The party is worth it if…

  • It replaces your Magic Kingdom day instead of adding to one — late-afternoon entry to late close is real park time at the season's lightest lines.
  • The holiday entertainment is the point of your trip — the parade, fireworks, and character meets on party nights don't run for day guests.
  • Your group runs happily on late nights — the best of the party lives in its final hours, after the earliest families head home.
  • Your dates are firm enough to buy at the on-sale — the nights you'd actually want are the nights that sell through.
  • You'd rather spend on one loaded night than on skip-the-line for a regular day — the party's capped crowd does that job by itself.

You could skip it and circle back if…

  • Your trip lands on Christmas week itself — once the parties wrap, the headline entertainment typically joins the regular lineup, and every guest gets it.
  • Your kids fade by dinner — it's an expensive night to leave at the halfway mark, and the regular season is already generous. Our Christmas guide covers everything the day ticket includes.
  • Budget is the driver — decorations, castle lighting, and holiday menus come free with any November-December day; the party is the deep cut, not the entry point.
  • You can't stand picking priorities — one night won't hold the whole list, and trying is the classic version of party regret.

The bottom line

Mickey's Very Merry Christmas Party earns its upcharge when you let it be the main event: skip the day ticket for that date, arrive rested at the late-afternoon entry, pick two priorities, and let the capped crowd and the party-only entertainment do the work. It's easiest to pass on when it would be a tired add-on to an already full day, when your group can't go the distance, or when your trip lands after the final party anyway. Tickets go on sale July 9 for Disney hotel guests and July 16 for everyone else — and if a December night is your night, that on-sale date is the real decision point, not the party night itself.
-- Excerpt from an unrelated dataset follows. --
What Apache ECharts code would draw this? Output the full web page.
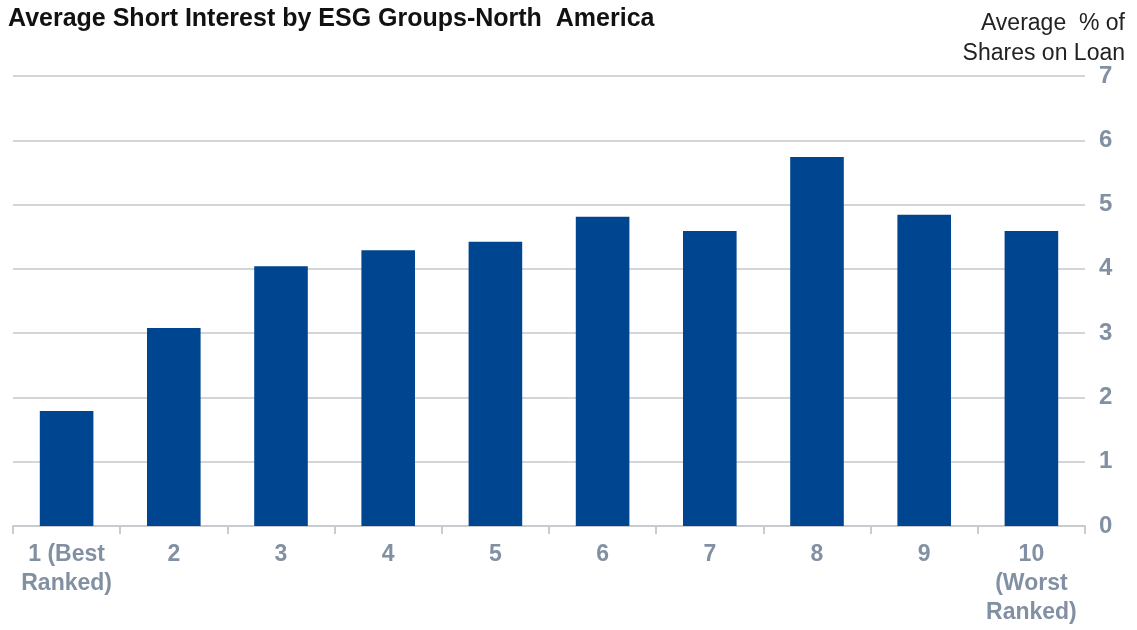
<!DOCTYPE html>
<html>
<head>
<meta charset="utf-8">
<script src="https://cdn.jsdelivr.net/npm/echarts@6/dist/echarts.min.js"></script>
<style>
  html, body { margin: 0; padding: 0; background: #fff; }
  #chart { width: 1137px; height: 630px; }
</style>
</head>
<body>
<div id="chart"></div>
<script>
// ESG rank groups
const categories = ['1 (Best\nRanked)', '2', '3', '4', '5', '6', '7', '8', '9', '10\n(Worst\nRanked)'];
// average % of shares on loan
const shortInterest = [1.79, 3.08, 4.04, 4.29, 4.42, 4.81, 4.59, 5.74, 4.84, 4.59];
const yTicks = [0, 1, 2, 3, 4, 5, 6, 7];

const labelColor = '#8290a3';
const font = '"Liberation Sans", Arial';
const chart = echarts.init(document.getElementById('chart'));

const option = {
  animation: false,
  title: [{
    text: 'Average Short Interest by ESG Groups-North  America',
    left: 3,
    top: 2,
    textStyle: {
      fontFamily: '"Liberation Sans Narrow", "Liberation Sans", Arial',
      fontSize: 25,
      fontWeight: 'bold',
      color: '#111'
    }
  }, {
    // y axis title, sits top right above the 7 label
    text: 'Average  % of\nShares on Loan',
    left: 'right',
    top: 4,
    padding: [5, 12, 5, 5],
    textStyle: {
      fontFamily: font,
      fontSize: 23,
      fontWeight: 'normal',
      lineHeight: 30,
      color: '#222'
    }
  }],
  grid: {
    left: 13,
    right: 52,
    top: 76,
    bottom: 104
  },
  xAxis: {
    type: 'category',
    data: categories,
    axisLine: { lineStyle: { color: '#c8cbcf', width: 2 } },
    axisTick: { show: true, length: 8, lineStyle: { color: '#c8cbcf', width: 2 } },
    axisLabel: {
      color: labelColor,
      fontFamily: font,
      fontSize: 23,
      fontWeight: 'bold',
      lineHeight: 29,
      margin: 14,
      interval: 0
    }
  },
  yAxis: {
    type: 'value',
    position: 'right',
    min: yTicks[0],
    max: yTicks[yTicks.length - 1],
    interval: 1,
    axisLine: { show: false },
    axisTick: { show: false },
    splitLine: { lineStyle: { color: '#d3d6d8', width: 2 } },
    axisLabel: {
      color: labelColor,
      fontFamily: font,
      fontSize: 24,
      fontWeight: 'bold',
      margin: 14
    }
  },
  series: [{
    type: 'bar',
    data: shortInterest,
    barWidth: '50%',
    itemStyle: { color: '#00458f' }
  }]
};

chart.setOption(option);
</script>
</body>
</html>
Frequently asked questions

When is Mickey's Very Merry Christmas Party in 2026?

The 2026 party runs on select nights at Magic Kingdom from November 8 through December 22 — roughly two dozen dates spread across the season, mostly weeknights and Sundays. On party nights the park closes early to regular day guests, so check the party calendar before locking your park days.

When do Mickey's Very Merry Christmas Party 2026 tickets go on sale?

Tickets go on sale July 9, 2026 for guests staying at select Walt Disney World Resort hotels, and July 16, 2026 for everyone else. Tickets are sold by the night, prices vary by date, and the December nights closest to Christmas historically sell out first.

Does a party ticket include daytime park admission?

No — the party ticket is separate from regular park admission. What it does include is entry to Magic Kingdom starting in the late afternoon on your party night, hours before the party officially begins. Many groups treat that window as their ride block and let the party night stand in for a full Magic Kingdom day.

Do party nights sell out?

Yes, reliably. December nights go first, and the closer a night sits to Christmas, the earlier it disappears. If the party is in your plan and your dates are firm, buy the ticket when sales open rather than waiting to decide at the resort.

Is Mickey's Very Merry Christmas Party worth the money?

It's worth it when the party replaces a Magic Kingdom day rather than adding to one — you get the rides at some of the lightest lines of the season plus entertainment nobody else sees. It's easiest to skip if your trip lands on Christmas week itself, when the party's headline entertainment has typically shifted into the regular daily lineup, or if your kids fade before the fireworks would even start.